**GOAL:** In the listing below, identify each line with the word "this" and return those lines.

**RECORDS FOR THE TASK:**
*****

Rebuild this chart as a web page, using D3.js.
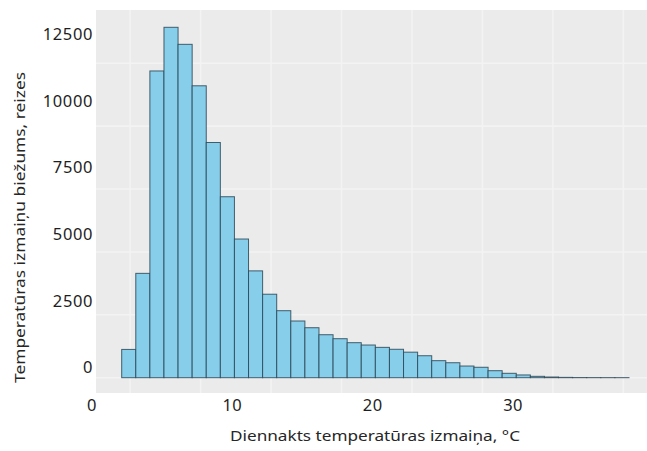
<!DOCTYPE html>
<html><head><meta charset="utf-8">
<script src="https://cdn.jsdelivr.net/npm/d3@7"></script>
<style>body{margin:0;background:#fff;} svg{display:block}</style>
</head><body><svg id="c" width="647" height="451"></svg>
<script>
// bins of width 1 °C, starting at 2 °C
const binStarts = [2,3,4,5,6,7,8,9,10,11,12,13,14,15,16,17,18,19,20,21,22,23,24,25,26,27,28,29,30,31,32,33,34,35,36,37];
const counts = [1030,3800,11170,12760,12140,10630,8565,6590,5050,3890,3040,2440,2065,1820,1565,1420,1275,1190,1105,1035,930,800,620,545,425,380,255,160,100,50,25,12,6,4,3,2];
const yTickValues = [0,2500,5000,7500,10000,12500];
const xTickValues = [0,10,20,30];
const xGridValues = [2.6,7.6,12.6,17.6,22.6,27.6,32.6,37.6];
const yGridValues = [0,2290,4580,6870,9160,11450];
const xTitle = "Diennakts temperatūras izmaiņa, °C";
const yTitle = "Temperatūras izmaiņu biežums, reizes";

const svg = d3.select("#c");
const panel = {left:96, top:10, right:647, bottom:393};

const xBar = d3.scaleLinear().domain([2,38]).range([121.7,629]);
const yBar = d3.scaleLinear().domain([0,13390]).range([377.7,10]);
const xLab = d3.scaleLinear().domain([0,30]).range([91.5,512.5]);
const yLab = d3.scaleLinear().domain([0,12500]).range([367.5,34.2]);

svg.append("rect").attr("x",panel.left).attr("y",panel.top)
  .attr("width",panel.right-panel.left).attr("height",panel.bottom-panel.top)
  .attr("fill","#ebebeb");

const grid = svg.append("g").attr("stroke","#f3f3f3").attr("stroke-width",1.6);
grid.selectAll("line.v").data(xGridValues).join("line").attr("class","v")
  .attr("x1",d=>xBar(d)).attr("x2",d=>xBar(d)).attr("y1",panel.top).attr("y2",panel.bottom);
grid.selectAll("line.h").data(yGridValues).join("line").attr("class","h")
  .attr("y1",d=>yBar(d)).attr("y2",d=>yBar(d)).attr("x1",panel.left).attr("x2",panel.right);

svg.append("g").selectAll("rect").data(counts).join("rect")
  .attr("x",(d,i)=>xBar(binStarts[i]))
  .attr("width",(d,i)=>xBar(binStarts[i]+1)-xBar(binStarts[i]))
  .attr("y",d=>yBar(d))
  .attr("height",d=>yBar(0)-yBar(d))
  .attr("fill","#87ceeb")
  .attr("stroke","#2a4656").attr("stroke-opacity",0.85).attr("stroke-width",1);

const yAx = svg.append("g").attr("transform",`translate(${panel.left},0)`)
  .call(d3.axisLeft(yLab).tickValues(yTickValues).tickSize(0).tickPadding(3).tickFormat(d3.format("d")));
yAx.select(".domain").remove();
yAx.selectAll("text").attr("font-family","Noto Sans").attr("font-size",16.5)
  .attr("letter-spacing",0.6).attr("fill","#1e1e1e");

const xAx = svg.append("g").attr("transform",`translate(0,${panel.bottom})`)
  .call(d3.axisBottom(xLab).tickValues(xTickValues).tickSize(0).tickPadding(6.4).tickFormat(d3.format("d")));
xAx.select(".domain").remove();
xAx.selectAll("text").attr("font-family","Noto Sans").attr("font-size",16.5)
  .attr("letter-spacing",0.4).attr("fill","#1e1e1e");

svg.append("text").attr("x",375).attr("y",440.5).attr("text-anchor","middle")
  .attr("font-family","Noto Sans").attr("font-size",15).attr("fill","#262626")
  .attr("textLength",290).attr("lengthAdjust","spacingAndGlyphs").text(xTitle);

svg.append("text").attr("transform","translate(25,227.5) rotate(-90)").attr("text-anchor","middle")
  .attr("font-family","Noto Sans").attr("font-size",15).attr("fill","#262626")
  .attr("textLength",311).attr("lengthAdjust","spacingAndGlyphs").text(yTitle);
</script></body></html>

*****

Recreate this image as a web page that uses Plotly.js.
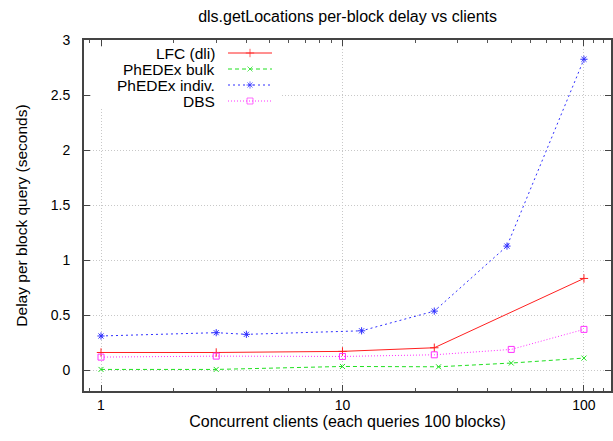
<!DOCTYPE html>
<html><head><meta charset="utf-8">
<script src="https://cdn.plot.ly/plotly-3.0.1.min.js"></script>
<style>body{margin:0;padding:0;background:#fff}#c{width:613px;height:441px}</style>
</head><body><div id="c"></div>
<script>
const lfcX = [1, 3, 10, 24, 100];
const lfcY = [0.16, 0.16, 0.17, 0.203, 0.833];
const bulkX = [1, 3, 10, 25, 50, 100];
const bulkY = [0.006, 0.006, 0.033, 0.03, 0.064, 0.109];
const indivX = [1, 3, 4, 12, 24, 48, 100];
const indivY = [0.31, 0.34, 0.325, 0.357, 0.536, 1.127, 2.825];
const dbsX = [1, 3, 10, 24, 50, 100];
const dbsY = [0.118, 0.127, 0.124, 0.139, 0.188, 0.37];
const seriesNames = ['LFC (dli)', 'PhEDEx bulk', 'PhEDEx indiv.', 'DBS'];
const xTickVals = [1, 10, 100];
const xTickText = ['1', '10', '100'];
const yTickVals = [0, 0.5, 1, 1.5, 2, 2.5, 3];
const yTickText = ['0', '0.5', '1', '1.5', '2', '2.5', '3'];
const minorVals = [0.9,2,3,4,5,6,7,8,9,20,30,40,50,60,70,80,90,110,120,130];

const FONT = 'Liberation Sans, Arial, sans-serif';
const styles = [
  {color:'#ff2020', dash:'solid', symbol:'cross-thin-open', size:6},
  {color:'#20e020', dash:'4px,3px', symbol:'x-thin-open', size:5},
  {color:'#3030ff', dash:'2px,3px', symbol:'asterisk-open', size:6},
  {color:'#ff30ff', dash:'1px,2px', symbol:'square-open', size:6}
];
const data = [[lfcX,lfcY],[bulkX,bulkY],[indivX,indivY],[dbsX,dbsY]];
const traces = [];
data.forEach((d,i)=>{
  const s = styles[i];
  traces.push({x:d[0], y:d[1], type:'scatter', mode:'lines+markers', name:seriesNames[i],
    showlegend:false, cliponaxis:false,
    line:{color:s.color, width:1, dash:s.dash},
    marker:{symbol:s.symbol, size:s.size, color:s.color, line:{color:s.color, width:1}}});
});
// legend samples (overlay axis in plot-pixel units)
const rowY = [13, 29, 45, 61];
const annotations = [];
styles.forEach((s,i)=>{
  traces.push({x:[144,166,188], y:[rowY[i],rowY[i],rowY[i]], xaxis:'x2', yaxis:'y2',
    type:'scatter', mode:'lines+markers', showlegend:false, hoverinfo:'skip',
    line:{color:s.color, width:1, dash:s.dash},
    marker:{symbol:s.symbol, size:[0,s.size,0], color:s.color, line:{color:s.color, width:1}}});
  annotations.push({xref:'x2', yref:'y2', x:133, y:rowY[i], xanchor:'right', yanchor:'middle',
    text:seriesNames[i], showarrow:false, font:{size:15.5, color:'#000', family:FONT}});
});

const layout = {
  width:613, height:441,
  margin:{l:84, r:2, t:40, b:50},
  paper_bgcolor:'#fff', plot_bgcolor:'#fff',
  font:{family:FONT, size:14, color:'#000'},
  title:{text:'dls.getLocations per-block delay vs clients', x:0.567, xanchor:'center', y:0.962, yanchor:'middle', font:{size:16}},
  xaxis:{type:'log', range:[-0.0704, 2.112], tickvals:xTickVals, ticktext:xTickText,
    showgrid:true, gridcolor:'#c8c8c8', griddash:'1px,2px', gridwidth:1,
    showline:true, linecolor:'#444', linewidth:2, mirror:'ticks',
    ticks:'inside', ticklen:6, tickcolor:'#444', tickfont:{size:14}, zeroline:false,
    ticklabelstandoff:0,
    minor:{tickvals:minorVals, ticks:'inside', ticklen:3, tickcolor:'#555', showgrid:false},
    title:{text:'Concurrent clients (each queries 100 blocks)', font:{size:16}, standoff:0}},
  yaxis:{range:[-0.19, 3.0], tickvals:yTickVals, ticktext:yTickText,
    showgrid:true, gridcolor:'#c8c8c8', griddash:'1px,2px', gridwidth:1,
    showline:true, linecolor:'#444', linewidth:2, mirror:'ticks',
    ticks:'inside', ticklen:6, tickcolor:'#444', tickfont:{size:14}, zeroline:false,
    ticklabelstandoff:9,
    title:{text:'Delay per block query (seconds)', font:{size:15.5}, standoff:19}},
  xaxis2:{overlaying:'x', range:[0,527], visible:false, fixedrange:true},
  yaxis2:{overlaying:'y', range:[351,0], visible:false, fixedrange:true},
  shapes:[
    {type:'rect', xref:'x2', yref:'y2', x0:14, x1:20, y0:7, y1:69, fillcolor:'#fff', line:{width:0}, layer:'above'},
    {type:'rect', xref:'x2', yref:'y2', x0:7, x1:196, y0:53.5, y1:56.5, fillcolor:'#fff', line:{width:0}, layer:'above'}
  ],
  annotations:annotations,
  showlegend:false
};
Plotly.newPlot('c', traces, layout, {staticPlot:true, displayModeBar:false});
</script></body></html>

*****

**EXERCISE RESPONSE:**
Rebuild this chart as a web page, using D3.js.
Recreate this image as a web page that uses Plotly.js.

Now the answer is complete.